Original premise – Friends – liberated Kate and traditionalist Allie – share a New York brownstone after their respective divorces.  Both have kids.  Kate goes out to work while Allie stays at home.  This sitcom lasted 6 seasons from 1984 to 1989.
The Gaymake – Gays have spent awful lot of time fighting for the right to get married and it follows we probably haven’t thought much about what happens if those shiny new unions don’t last – it’s time we explored that.  Nate and Al have been gay bffs since childhood.  They both marry great men, both end up with children and then become single parents – one widowed, one divorced.  They pool their resources, buy a house together and get on with their lives.  While the expectation will be for Nate and Al to end up together we’d prefer to show that two gay men can be friends without sex getting in the way.  Of course, it can’t but this is TV so let’s pretend.  We think an SNL reunion would be nice here.  Tracy Morgan owes us so he’s playing against type as conservative Al while Horatio Sanz gets to have fun as free-spirit Nate.


Dukes of H

Original premise – Cousins, Bo and Luke Duke, live on their family farm in Hazzard, Georgia with gorgeous cousin Daisy and uncle Jesse.  They drive around in their customized stock car, the General Lee, evading an idiot sheriff and foiling the schemes of Boss Hogg, the crooked county commissioner.  This hour long comedy-drama ran for 7 seasons from 1979 to 1985.
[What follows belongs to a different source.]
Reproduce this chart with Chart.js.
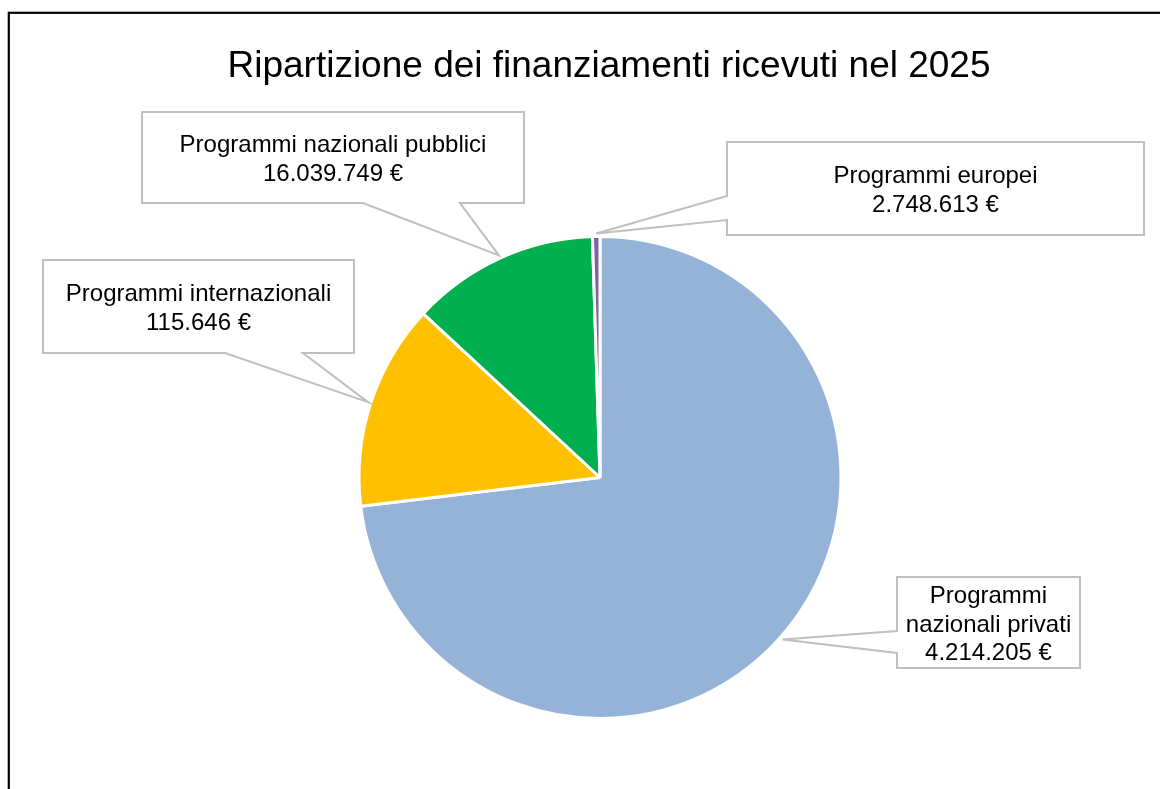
<!DOCTYPE html>
<html>
<head>
<meta charset="utf-8">
<title>Ripartizione dei finanziamenti ricevuti nel 2025</title>
<script src="https://cdn.jsdelivr.net/npm/chart.js@4.4.1/dist/chart.umd.min.js"></script>
<style>
  html, body { margin: 0; padding: 0; background: #fff; }
  #wrap { width: 1160px; height: 789px; }
</style>
</head>
<body>
<div id="wrap"><canvas id="fundingChart" width="1160" height="789"></canvas></div>
<script>
// slice order: clockwise from 12 o'clock
const categories = [
    'Programmi nazionali privati',
    'Programmi internazionali',
    'Programmi nazionali pubblici',
    'Programmi europei'
];
// slice shares (%)
const shares = [73.1, 13.8, 12.6, 0.5];
// amounts as printed in the data labels
const amounts = ['4.214.205 €', '115.646 €', '16.039.749 €', '2.748.613 €'];
const sliceColors = ['#95B3D7', '#FFC000', '#00B050', '#8064A2'];

const chartTitle = 'Ripartizione dei finanziamenti ricevuti nel 2025';
const FONT = "'Liberation Sans', Arial, sans-serif";

// callout boxes, same order as categories (pixels); tail = where the wedge leaves the box
const calloutLayout = [
    { x: 897, y: 577, w: 183, h: 91, side: 'left',   tail: [631, 653] },
    { x: 43,  y: 260, w: 311, h: 93, side: 'bottom', tail: [225, 303] },
    { x: 142, y: 112, w: 382, h: 91, side: 'bottom', tail: [363, 460] },
    { x: 727, y: 142, w: 417, h: 93, side: 'left',   tail: [196, 220] }
];

function wrapWords(ctx, text, maxWidth) {
    const words = text.split(' ');
    const lines = [];
    let line = '';
    words.forEach(w => {
        const test = line ? line + ' ' + w : w;
        if (line && ctx.measureText(test).width > maxWidth) {
            lines.push(line);
            line = w;
        } else {
            line = test;
        }
    });
    if (line) lines.push(line);
    return lines;
}

// white page, black frame (only left/top visible) and the title
const frameAndTitle = {
    id: 'frameAndTitle',
    beforeDraw(chart) {
        const ctx = chart.ctx;
        ctx.save();
        ctx.fillStyle = '#fff';
        ctx.fillRect(0, 0, chart.width, chart.height);
        ctx.strokeStyle = '#000';
        ctx.lineWidth = 2.2;
        ctx.strokeRect(8.8, 12.8, chart.width + 20, chart.height + 20);
        ctx.fillStyle = '#000';
        ctx.font = '37px ' + FONT;
        ctx.textAlign = 'center';
        ctx.textBaseline = 'alphabetic';
        ctx.fillText(chartTitle, 609, 77);
        ctx.restore();
    }
};

// Excel-like wedge callouts pointing at the middle of each slice
const callouts = {
    id: 'callouts',
    afterDraw(chart) {
        const ctx = chart.ctx;
        const arcs = chart.getDatasetMeta(0).data;
        ctx.save();
        arcs.forEach((arc, i) => {
            const box = calloutLayout[i];
            const mid = (arc.startAngle + arc.endAngle) / 2;
            const r = arc.outerRadius + 3;
            const tx = arc.x + Math.cos(mid) * r;
            const ty = arc.y + Math.sin(mid) * r;
            const { x, y, w, h } = box;

            ctx.beginPath();
            ctx.moveTo(x, y);
            ctx.lineTo(x + w, y);
            ctx.lineTo(x + w, y + h);
            if (box.side === 'bottom') {
                ctx.lineTo(box.tail[1], y + h);
                ctx.lineTo(tx, ty);
                ctx.lineTo(box.tail[0], y + h);
                ctx.lineTo(x, y + h);
            } else {
                ctx.lineTo(x, y + h);
                ctx.lineTo(x, box.tail[1]);
                ctx.lineTo(tx, ty);
                ctx.lineTo(x, box.tail[0]);
            }
            ctx.closePath();
            ctx.fillStyle = '#fff';
            ctx.fill();
            ctx.strokeStyle = '#BFBFBF';
            ctx.lineWidth = 2;
            ctx.lineJoin = 'miter';
            ctx.stroke();

            ctx.font = '24px ' + FONT;
            ctx.fillStyle = '#000';
            ctx.textAlign = 'center';
            ctx.textBaseline = 'middle';
            const lines = wrapWords(ctx, categories[i], w - 12).concat([amounts[i]]);
            const lh = 28.5;
            const cy = y + h / 2 + 2.5;
            lines.forEach((t, k) => {
                ctx.fillText(t, x + w / 2, cy + (k - (lines.length - 1) / 2) * lh);
            });
        });
        ctx.restore();
    }
};

const ctx = document.getElementById('fundingChart').getContext('2d');
new Chart(ctx, {
    type: 'pie',
    data: {
        labels: categories,
        datasets: [{
            data: shares,
            backgroundColor: sliceColors,
            borderColor: '#fff',
            borderWidth: 3
        }]
    },
    options: {
        responsive: false,
        animation: false,
        layout: {
            padding: { left: 357.5, right: 317.5, top: 235, bottom: 69 }
        },
        plugins: {
            legend: { display: false },
            tooltip: { enabled: false },
            title: { display: false }
        }
    },
    plugins: [frameAndTitle, callouts]
});
</script>
</body>
</html>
The Gaymake – We liked the Southern setting of Dukes and there’s absolutely a spot for a good ole boys cars and TV crime series but the “foiling evil scheme of the week” routine is dated.  We’d have gay brothers Bo and Luke – the “cousins in the South” always read “incest” to us – own a mechanics garage in Hazzard County, called The Dukes of Hazzard.  The original show relied on car stunts and we’ll feature those as well but in fact our Dukes can fix any vehicle from motorbikes to helicopters so we can feature a parade of big boy toys of every shape and size.  Our Dukes will often play detective – Hazzard County will have a disproportionate number of crimes, especially murders.  We won’t limit your imagination on the casting here – any hunks will do for Bo and Luke so long as one is blond and one dark-haired – and so long as they don’t mind going shirtless a lot.  Daisy Duke was such a popular character her name was given to an item of clothing and we won’t mess with a classic.  She’s still a leggy bombshell – but now she’s a lesbian running the local bar.  Don’t worry, the General Lee will still feature, it’ll be their primary mode of transport, but that confederate flag on its roof has to go – instead, like the rest of the show, it’ll get a rainbow makeover.
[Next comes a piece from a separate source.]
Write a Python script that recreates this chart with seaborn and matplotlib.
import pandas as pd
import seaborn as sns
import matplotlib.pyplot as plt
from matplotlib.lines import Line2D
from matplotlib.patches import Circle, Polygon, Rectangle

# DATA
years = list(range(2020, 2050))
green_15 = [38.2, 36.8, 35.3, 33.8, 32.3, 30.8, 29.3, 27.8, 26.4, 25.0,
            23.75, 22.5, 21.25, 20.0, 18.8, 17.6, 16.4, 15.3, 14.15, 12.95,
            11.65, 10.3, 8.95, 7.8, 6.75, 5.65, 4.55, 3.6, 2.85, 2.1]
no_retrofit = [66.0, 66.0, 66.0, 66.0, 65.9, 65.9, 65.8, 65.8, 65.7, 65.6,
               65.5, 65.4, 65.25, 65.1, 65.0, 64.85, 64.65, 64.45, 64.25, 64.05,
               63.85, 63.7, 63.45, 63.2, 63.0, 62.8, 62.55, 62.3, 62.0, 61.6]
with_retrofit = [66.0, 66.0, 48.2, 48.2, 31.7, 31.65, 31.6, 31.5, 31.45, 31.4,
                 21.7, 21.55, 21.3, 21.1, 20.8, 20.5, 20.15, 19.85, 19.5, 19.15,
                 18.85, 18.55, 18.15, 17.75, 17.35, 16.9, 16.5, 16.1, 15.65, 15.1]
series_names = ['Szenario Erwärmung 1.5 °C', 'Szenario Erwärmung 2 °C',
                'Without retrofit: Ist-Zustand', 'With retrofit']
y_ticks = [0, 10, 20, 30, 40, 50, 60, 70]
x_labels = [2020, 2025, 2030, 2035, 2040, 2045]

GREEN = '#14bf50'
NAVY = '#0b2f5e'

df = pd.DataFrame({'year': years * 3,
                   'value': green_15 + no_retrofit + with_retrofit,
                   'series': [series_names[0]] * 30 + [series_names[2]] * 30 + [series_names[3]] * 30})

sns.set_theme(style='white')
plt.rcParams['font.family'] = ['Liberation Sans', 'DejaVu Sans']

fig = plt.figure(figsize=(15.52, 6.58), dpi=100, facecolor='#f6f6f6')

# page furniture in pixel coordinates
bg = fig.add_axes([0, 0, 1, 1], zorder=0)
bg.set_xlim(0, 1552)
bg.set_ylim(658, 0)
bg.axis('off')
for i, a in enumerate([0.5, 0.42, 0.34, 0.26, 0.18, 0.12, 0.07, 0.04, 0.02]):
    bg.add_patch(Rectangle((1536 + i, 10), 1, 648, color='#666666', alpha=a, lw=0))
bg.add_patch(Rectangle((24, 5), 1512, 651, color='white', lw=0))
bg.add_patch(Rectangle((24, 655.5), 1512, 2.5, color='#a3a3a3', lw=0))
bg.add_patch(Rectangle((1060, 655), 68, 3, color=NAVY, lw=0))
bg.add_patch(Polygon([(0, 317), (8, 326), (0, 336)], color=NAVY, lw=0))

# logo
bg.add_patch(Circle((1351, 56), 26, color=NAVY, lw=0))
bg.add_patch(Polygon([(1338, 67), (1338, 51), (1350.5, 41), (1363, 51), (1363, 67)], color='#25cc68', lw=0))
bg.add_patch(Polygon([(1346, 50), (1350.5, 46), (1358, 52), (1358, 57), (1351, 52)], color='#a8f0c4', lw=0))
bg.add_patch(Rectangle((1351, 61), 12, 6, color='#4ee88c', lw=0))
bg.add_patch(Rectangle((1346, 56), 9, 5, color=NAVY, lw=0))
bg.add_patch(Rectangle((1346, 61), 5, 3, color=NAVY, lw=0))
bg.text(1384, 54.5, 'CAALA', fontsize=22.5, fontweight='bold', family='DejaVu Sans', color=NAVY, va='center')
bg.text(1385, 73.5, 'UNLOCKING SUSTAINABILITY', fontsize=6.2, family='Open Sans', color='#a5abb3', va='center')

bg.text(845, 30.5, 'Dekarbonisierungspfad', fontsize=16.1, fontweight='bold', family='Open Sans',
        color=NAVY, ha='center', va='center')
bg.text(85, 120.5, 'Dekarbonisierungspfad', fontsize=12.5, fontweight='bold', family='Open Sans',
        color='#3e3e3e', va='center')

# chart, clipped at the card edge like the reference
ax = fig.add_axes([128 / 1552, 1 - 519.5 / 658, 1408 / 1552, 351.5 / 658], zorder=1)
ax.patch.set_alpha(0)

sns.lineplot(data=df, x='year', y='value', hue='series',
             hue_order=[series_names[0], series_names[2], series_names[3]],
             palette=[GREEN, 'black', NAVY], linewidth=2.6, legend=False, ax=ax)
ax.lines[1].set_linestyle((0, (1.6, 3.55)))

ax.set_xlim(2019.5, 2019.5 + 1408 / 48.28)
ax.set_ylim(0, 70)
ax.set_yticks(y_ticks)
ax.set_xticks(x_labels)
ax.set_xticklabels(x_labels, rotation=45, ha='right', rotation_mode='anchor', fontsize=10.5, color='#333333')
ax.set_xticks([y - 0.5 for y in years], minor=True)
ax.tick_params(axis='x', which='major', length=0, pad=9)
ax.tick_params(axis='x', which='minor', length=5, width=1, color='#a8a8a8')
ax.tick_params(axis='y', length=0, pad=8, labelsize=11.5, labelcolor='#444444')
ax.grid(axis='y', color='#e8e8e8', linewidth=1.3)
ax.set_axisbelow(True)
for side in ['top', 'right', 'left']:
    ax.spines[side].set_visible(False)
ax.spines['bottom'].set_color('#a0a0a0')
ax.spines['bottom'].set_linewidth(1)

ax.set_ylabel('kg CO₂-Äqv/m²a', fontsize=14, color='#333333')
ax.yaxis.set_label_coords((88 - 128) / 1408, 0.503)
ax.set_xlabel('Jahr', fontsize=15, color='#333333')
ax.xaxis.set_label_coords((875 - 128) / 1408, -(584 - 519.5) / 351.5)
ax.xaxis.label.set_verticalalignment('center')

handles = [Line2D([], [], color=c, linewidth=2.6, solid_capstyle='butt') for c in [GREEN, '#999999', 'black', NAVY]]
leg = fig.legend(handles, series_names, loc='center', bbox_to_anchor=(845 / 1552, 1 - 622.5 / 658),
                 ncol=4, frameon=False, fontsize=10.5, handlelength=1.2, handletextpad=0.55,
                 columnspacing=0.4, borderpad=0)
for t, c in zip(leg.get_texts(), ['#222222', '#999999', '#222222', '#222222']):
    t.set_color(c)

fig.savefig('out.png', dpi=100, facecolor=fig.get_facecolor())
Original premise – Itinerant trucker Billie Joe (BJ) McKay drives across the US with his chimpanzee companion Bear.  Every week a new town and a new girl.  This one hour drama ran 3 seasons from 1979 to 1981.  What is with that photo of them?  It looks like a wedding portrait.  The chimp’s even wearing white…
The Gaymake – We’re swear we’ve already viewed a gay porno called BJ and the Bear.  And given that conservatives are always claiming gay marriage will lead to men marrying animals we’re thinking this show might be best left alone.   We would love to see a show about gay truckers, however – gay bear truckers.  We’re also not averse to seeing them get bjs.  Actually that may have been the plot of the porno we saw.